On how he became interested in country music growing up in Australia

"My influences were from my dad's record collection, which was, you know, back then was all Johnny Cash and Charley Pride and Merle Haggard and all of it. I mean that was my first influences, but then I played in cover bands. You know, I quit school at 15, and I was played four hours a night, five nights a week in a cover band and playing anything, top 40, playing just everything. And so my music, even looking back now, I realize why it's such a fusion of so many things, and it's very, very apparent on 'Graffiti U' how all those styles have come together."
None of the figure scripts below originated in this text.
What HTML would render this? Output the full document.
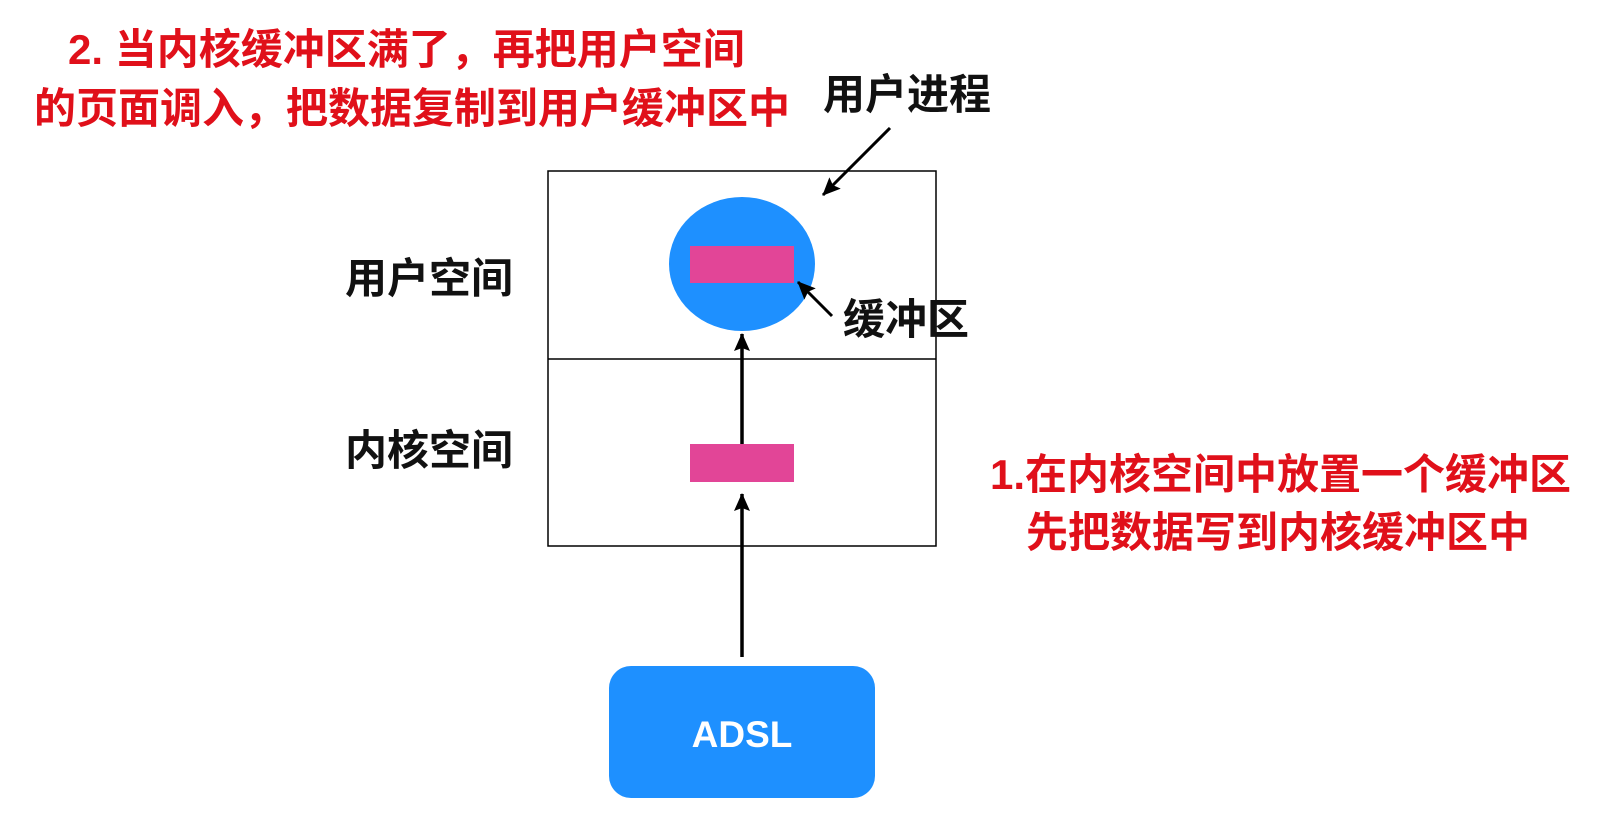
<!DOCTYPE html>
<html><head><meta charset="utf-8"><style>
html,body{margin:0;padding:0;background:#fff;}
body{width:1604px;height:820px;position:relative;overflow:hidden;font-family:"Liberation Sans","Noto Sans CJK SC",sans-serif;}
.t{position:absolute;white-space:nowrap;font-weight:bold;line-height:1;}
.red{color:#e0101a;font-size:42px;}
.blk{color:#111;font-size:42px;}
</style></head><body>
<svg width="1604" height="820" style="position:absolute;left:0;top:0">
<defs>
<marker id="b" markerWidth="18" markerHeight="16" refX="17" refY="8" orient="auto" markerUnits="userSpaceOnUse"><path d="M0,0 L18,8 L0,16 L3,8 Z" fill="#000"/></marker></defs>
<rect x="548" y="171" width="388" height="375" fill="none" stroke="#000" stroke-width="1.5"/>
<line x1="548" y1="359" x2="936" y2="359" stroke="#000" stroke-width="1.5"/>
<ellipse cx="742" cy="264" rx="73" ry="67" fill="#1e90ff"/>
<rect x="690" y="246" width="104" height="37" fill="#e24597"/>
<rect x="690" y="444" width="104" height="38" fill="#e24597"/>
<line x1="742" y1="657" x2="742" y2="494" stroke="#000" stroke-width="3.5" marker-end="url(#b)"/>
<line x1="742" y1="444" x2="742" y2="334" stroke="#000" stroke-width="3.5" marker-end="url(#b)"/>
<line x1="890" y1="128" x2="823" y2="195" stroke="#000" stroke-width="3" marker-end="url(#b)"/>
<line x1="832" y1="316" x2="798" y2="282" stroke="#000" stroke-width="3" marker-end="url(#b)"/>
<rect x="609" y="666" width="266" height="132" rx="22" fill="#1e90ff"/>
<text x="742" y="747" text-anchor="middle" fill="#fff" font-family="Liberation Sans,sans-serif" font-size="37" font-weight="bold">ADSL</text>
</svg>
<div class="t red" style="left:68px;top:29px;">2. 当内核缓冲区满了，再把用户空间</div>
<div class="t red" style="left:34px;top:88px;">的页面调入，把数据复制到用户缓冲区中</div>
<div class="t blk" style="left:823px;top:74px;">用户进程</div>
<div class="t blk" style="left:843px;top:299px;">缓冲区</div>
<div class="t blk" style="left:345px;top:258px;">用户空间</div>
<div class="t blk" style="left:345px;top:430px;">内核空间</div>
<div class="t red" style="left:990px;top:454px;">1.在内核空间中放置一个缓冲区</div>
<div class="t red" style="left:1026px;top:512px;">先把数据写到内核缓冲区中</div>
</body></html>
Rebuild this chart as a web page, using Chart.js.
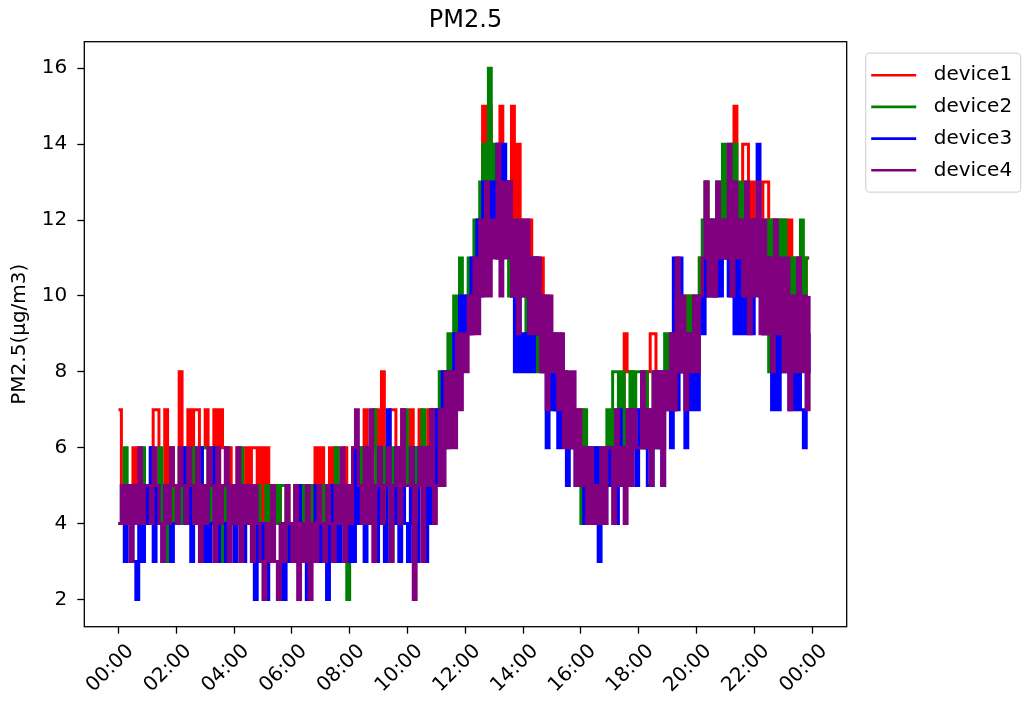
<!DOCTYPE html>
<html>
<head>
<meta charset="utf-8">
<script src="https://cdn.jsdelivr.net/npm/chart.js@4.4.1/dist/chart.umd.min.js"></script>
<style>
  html, body { margin: 0; padding: 0; background: #fff; }
</style>
</head>
<body>
<canvas id="pmChart" width="1027" height="707"></canvas>
<script>
// one reading every 6 minutes, 10 per row = 1 hour
const device1 = [
  7,4,5,4,5,6,5,6,4,5,  5,4,7,7,5,4,7,5,6,4,  5,8,5,6,7,5,7,7,5,6,  7,5,6,7,5,7,6,5,6,4,
  5,6,4,5,6,5,6,6,4,6,  4,6,3,5,4,5,3,4,5,4,  3,5,4,5,3,4,5,3,6,5,  6,4,5,6,4,6,5,4,6,5,
  5,6,4,6,5,7,6,5,6,7,  5,8,6,5,7,7,5,6,7,6,  5,7,4,6,7,5,6,7,5,7,  6,7,6,8,7,8,7,9,8,9,
  9,10,9,11,10,12,15,12,15,12,  13,11,15,12,13,11,15,12,14,11,  12,10,12,9,11,10,11,9,10,8,  9,7,8,7,8,6,7,7,6,5,
  7,5,6,4,6,5,6,4,6,5,  6,5,7,6,7,9,8,8,6,7,  7,8,6,8,9,9,7,8,6,8,  8,9,7,10,8,9,10,8,10,9,
  9,11,10,13,11,12,10,12,11,13,  11,13,12,15,12,11,14,14,12,13,  11,12,10,13,13,11,12,10,12,11,  12,10,12,9,11,10,11,9,11,11
];
const device2 = [
  4,5,6,4,5,4,5,4,6,5,  5,6,4,5,6,4,5,3,4,5,  5,6,4,6,5,4,6,5,4,6,  6,4,5,6,4,5,3,6,4,5,
  5,4,6,3,5,4,5,3,5,4,  3,5,4,3,5,4,5,5,3,4,  4,5,3,5,4,5,5,3,4,3,  4,5,3,5,4,6,4,5,3,2,
  4,6,5,4,6,5,4,6,7,5,  6,4,6,5,3,6,4,6,5,7,  5,6,4,6,5,7,4,6,7,6,  6,8,7,8,9,8,10,9,11,10,
  9,11,10,12,11,13,14,13,16,12,  14,11,13,12,13,10,12,11,12,10,  11,9,11,10,11,8,10,8,9,8,  8,7,9,7,8,6,7,6,7,5,
  4,7,5,6,4,6,5,6,5,7,  6,8,8,7,8,6,7,8,7,8,  8,6,8,7,6,8,7,6,8,9,  8,9,8,10,8,9,8,10,9,10,
  10,11,12,13,11,12,11,13,12,14,  12,14,13,14,11,13,12,13,11,12,  11,12,10,9,12,8,12,9,12,10,  12,9,11,10,11,9,12,10,11,11
];
const device3 = [
  4,5,3,4,5,3,2,4,3,5,  4,6,3,5,4,3,5,4,3,4,  4,5,6,4,5,3,4,5,6,3,  5,3,4,6,3,5,4,3,5,4,
  3,5,4,3,5,4,3,2,4,3,  4,2,3,4,3,2,4,2,3,4,  3,4,5,3,4,2,3,4,5,3,  4,3,2,5,3,4,3,5,4,3,
  5,3,6,4,5,3,6,4,5,3,  6,4,3,7,5,4,6,3,5,4,  3,6,4,3,6,5,3,6,4,5,  7,5,8,6,8,7,9,8,10,9,
  10,9,11,10,12,10,13,11,12,13,  12,14,11,14,12,13,10,8,11,8,  9,8,10,8,11,9,10,8,6,9,  7,8,6,8,7,5,7,6,5,6,
  5,4,6,4,5,6,3,5,4,6,  5,6,4,7,5,6,5,7,6,5,  7,6,7,5,5,7,6,8,5,7,  8,6,11,7,11,8,6,9,7,9,
  7,10,9,12,10,11,10,12,10,11,  12,10,13,9,12,9,11,9,10,9,  12,14,10,9,11,10,7,11,7,9,  8,10,7,9,7,10,7,6,8,9
];
const device4 = [
  4,5,4,5,3,5,4,6,4,5,  5,4,6,5,4,3,5,4,6,5,  4,6,5,4,6,5,4,6,3,5,  4,6,5,3,6,4,5,6,3,5,
  4,6,3,5,4,5,3,5,4,3,  2,4,3,5,3,2,4,3,5,4,  3,5,2,4,3,5,2,4,3,5,  4,3,5,4,3,5,4,6,3,5,
  4,6,7,5,4,6,4,7,3,5,  6,4,5,6,3,5,6,4,7,5,  5,6,2,5,6,3,6,5,7,4,  5,7,5,8,6,8,6,9,7,9,
  8,10,9,11,9,12,10,13,10,12,  11,14,10,13,11,13,10,12,9,12,  10,12,9,11,9,11,8,10,7,10,  8,9,7,9,6,8,6,8,5,7,
  5,6,4,6,4,5,4,6,4,6,  6,4,7,5,6,4,7,5,7,6,  6,8,6,7,5,8,6,8,5,8,  7,9,7,11,8,10,7,9,8,10,
  8,10,11,13,10,12,10,13,11,12,  11,14,10,13,11,12,10,13,9,12,  10,13,9,12,9,11,8,12,9,11,  8,11,7,10,8,11,8,10,7,10
];
const sampleMinutes = device1.map((_, i) => i * 6);
const tickLabels = ["00:00", "02:00", "04:00", "06:00", "08:00", "10:00", "12:00",
                    "14:00", "16:00", "18:00", "20:00", "22:00", "00:00"];
const yTicks = [2, 4, 6, 8, 10, 12, 14, 16];

Chart.defaults.font.family = "'DejaVu Sans', sans-serif";
Chart.defaults.color = "#000";

// matplotlib style frame round the axes + legend box outside on the right
const framePlugin = {
  id: "frame",
  afterDatasetsDraw(chart) {
    const { ctx, chartArea: a } = chart;
    ctx.save();
    ctx.strokeStyle = "#000";
    ctx.lineWidth = 1.3;
    ctx.strokeRect(a.left, a.top, a.right - a.left, a.bottom - a.top);
    ctx.restore();
  },
  afterDraw(chart) {
    const { ctx, chartArea: a } = chart;
    const left = a.right + 19, top = a.top + 11.5, w = 155, h = 139;
    ctx.save();
    ctx.fillStyle = "rgba(255,255,255,0.8)";
    ctx.strokeStyle = "#d6d6d6";
    ctx.lineWidth = 1.2;
    ctx.beginPath();
    ctx.roundRect(left, top, w, h, 4);
    ctx.fill();
    ctx.stroke();
    ctx.font = "20px 'DejaVu Sans'";
    ctx.textBaseline = "middle";
    chart.data.datasets.forEach((ds, i) => {
      const y = top + 22 + i * 31.7;
      ctx.strokeStyle = ds.borderColor;
      ctx.lineWidth = 2.6;
      ctx.beginPath();
      ctx.moveTo(left + 5.5, y);
      ctx.lineTo(left + 50.5, y);
      ctx.stroke();
      ctx.fillStyle = "#000";
      ctx.fillText(ds.label, left + 68, y);
    });
    ctx.restore();
  }
};

const lineStyle = { borderWidth: 3, pointRadius: 0, stepped: true, tension: 0, fill: false };

new Chart(document.getElementById("pmChart"), {
  type: "line",
  data: {
    labels: sampleMinutes,
    datasets: [
      { label: "device1", data: device1, borderColor: "#ff0000", order: 3, ...lineStyle },
      { label: "device2", data: device2, borderColor: "#008000", order: 2, ...lineStyle },
      { label: "device3", data: device3, borderColor: "#0000ff", order: 1, ...lineStyle },
      { label: "device4", data: device4, borderColor: "#800080", order: 0, ...lineStyle }
    ]
  },
  options: {
    responsive: false,
    animation: false,
    layout: { padding: { left: 0, right: 180.3, top: 0, bottom: 0 } },
    plugins: {
      legend: { display: false },
      tooltip: { enabled: false },
      title: {
        display: true,
        text: "PM2.5",
        fullSize: false,
        color: "#000",
        font: { size: 24, weight: "normal" },
        padding: { top: 6.5, bottom: 6.4 }
      }
    },
    scales: {
      x: {
        type: "linear",
        min: -71,
        max: 1512,
        afterBuildTicks: s => { s.ticks = tickLabels.map((_, i) => ({ value: i * 120 })); },
        afterFit: s => { s.height = 80.3; },
        ticks: {
          autoSkip: false,
          minRotation: 45,
          maxRotation: 45,
          labelOffset: 12,
          padding: 6,
          color: "#000",
          font: { size: 20 },
          callback: (v, i) => tickLabels[i]
        },
        grid: { drawOnChartArea: false, drawTicks: true, tickLength: 7, tickWidth: 1.3, tickColor: "#000" },
        border: { display: false }
      },
      y: {
        min: 1.28,
        max: 16.7,
        afterBuildTicks: s => { s.ticks = yTicks.map(v => ({ value: v })); },
        afterFit: s => { s.width = 84.3; },
        ticks: { padding: 10, color: "#000", font: { size: 20 } },
        title: {
          display: true,
          text: "PM2.5(μg/m3)",
          color: "#000",
          font: { size: 20 },
          padding: { top: 8, bottom: 0 }
        },
        grid: { drawOnChartArea: false, drawTicks: true, tickLength: 7, tickWidth: 1.3, tickColor: "#000" },
        border: { display: false }
      }
    }
  },
  plugins: [framePlugin]
});
</script>
</body>
</html>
On how his music fuses country with elements of rock, pop and hip-hop

"I have a deep, deep respect for country music and the history of country music, but the history of country music is also full of this conundrum, challenge situation, environment, whatever you want to call it. Really when Chet Atkins and Owen Bradley started making records in the mid '50s, they were really the first ones to start making these records have more of a crossover appeal. And you have an artist like Eddie Arnold who was a pop country, really the first pop country star making records. I mean, Jim Reeves put out 'Four Walls,' and that was a big country hit and a big pop hit simultaneously. You move into the '60s, you see Glen Campbell with songs like 'Wichita Lineman,' 'Galveston,' [which were] huge country and pop hits. You have Dolly Parton, Kenny Rogers, 'Islands in the Stream,' '9 to 5.' Country and pop have always intermingled, and 2018 is no different."

This segment aired on April 25, 2018.